§ **Instructions for the task**:
From the very first line of the data to the line containing "return (H - B - y) / ph", retype everything exactly, leaving the pictures behind.

§ **Supplied information**:
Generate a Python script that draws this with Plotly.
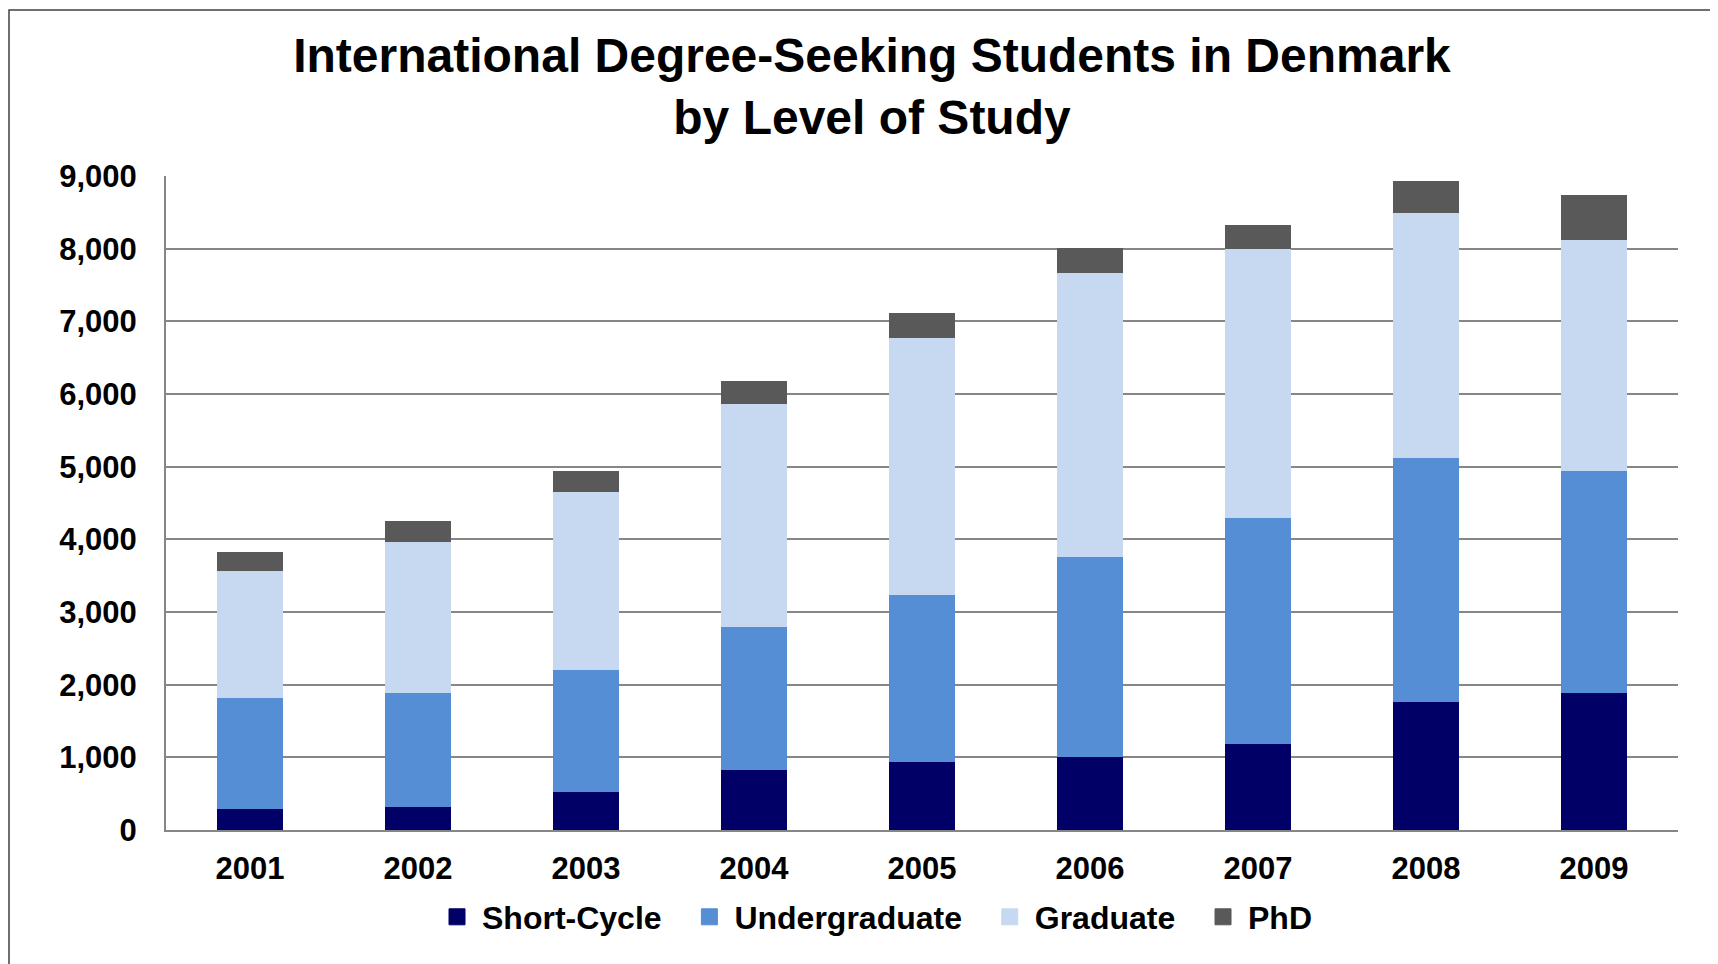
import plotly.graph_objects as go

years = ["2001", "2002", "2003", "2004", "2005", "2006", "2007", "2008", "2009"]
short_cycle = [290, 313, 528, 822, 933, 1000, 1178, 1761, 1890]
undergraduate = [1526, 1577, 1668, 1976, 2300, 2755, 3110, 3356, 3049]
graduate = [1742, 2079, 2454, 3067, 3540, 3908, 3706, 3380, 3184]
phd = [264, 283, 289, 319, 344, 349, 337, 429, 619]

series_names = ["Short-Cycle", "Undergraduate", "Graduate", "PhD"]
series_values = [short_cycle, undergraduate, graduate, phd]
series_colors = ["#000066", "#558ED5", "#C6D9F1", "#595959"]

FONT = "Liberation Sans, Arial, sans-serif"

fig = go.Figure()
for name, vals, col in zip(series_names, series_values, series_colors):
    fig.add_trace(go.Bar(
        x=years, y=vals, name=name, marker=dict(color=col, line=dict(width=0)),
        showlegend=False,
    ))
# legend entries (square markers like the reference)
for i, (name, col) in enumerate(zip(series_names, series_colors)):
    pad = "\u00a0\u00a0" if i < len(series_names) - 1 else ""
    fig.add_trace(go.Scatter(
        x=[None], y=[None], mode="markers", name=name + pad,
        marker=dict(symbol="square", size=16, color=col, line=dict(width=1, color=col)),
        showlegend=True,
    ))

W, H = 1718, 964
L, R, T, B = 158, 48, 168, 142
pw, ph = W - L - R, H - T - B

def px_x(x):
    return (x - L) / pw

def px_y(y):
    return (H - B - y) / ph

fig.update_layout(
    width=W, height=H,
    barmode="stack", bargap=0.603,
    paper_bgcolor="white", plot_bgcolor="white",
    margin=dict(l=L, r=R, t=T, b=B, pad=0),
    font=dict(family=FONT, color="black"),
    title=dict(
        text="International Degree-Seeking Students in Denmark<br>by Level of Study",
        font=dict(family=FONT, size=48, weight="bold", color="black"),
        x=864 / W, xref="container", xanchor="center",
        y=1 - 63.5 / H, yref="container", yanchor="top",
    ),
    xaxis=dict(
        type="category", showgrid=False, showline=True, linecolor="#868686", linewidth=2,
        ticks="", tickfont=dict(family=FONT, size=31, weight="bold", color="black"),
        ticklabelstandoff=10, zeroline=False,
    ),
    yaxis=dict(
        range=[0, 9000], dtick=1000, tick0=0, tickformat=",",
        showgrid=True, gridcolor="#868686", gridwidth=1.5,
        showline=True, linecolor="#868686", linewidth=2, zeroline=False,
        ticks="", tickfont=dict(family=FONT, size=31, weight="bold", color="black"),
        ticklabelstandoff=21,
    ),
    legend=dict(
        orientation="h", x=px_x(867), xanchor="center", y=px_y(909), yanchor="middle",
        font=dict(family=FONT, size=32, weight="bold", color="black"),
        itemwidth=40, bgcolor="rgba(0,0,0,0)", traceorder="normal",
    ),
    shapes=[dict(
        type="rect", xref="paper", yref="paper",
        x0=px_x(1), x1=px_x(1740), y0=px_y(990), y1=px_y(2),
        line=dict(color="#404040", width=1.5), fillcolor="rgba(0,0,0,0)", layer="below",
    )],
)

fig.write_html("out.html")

§ **Answer**:
Generate a Python script that draws this with Plotly.
import plotly.graph_objects as go

years = ["2001", "2002", "2003", "2004", "2005", "2006", "2007", "2008", "2009"]
short_cycle = [290, 313, 528, 822, 933, 1000, 1178, 1761, 1890]
undergraduate = [1526, 1577, 1668, 1976, 2300, 2755, 3110, 3356, 3049]
graduate = [1742, 2079, 2454, 3067, 3540, 3908, 3706, 3380, 3184]
phd = [264, 283, 289, 319, 344, 349, 337, 429, 619]

series_names = ["Short-Cycle", "Undergraduate", "Graduate", "PhD"]
series_values = [short_cycle, undergraduate, graduate, phd]
series_colors = ["#000066", "#558ED5", "#C6D9F1", "#595959"]

FONT = "Liberation Sans, Arial, sans-serif"

fig = go.Figure()
for name, vals, col in zip(series_names, series_values, series_colors):
    fig.add_trace(go.Bar(
        x=years, y=vals, name=name, marker=dict(color=col, line=dict(width=0)),
        showlegend=False,
    ))
# legend entries (square markers like the reference)
for i, (name, col) in enumerate(zip(series_names, series_colors)):
    pad = "\u00a0\u00a0" if i < len(series_names) - 1 else ""
    fig.add_trace(go.Scatter(
        x=[None], y=[None], mode="markers", name=name + pad,
        marker=dict(symbol="square", size=16, color=col, line=dict(width=1, color=col)),
        showlegend=True,
    ))

W, H = 1718, 964
L, R, T, B = 158, 48, 168, 142
pw, ph = W - L - R, H - T - B

def px_x(x):
    return (x - L) / pw

def px_y(y):
    return (H - B - y) / ph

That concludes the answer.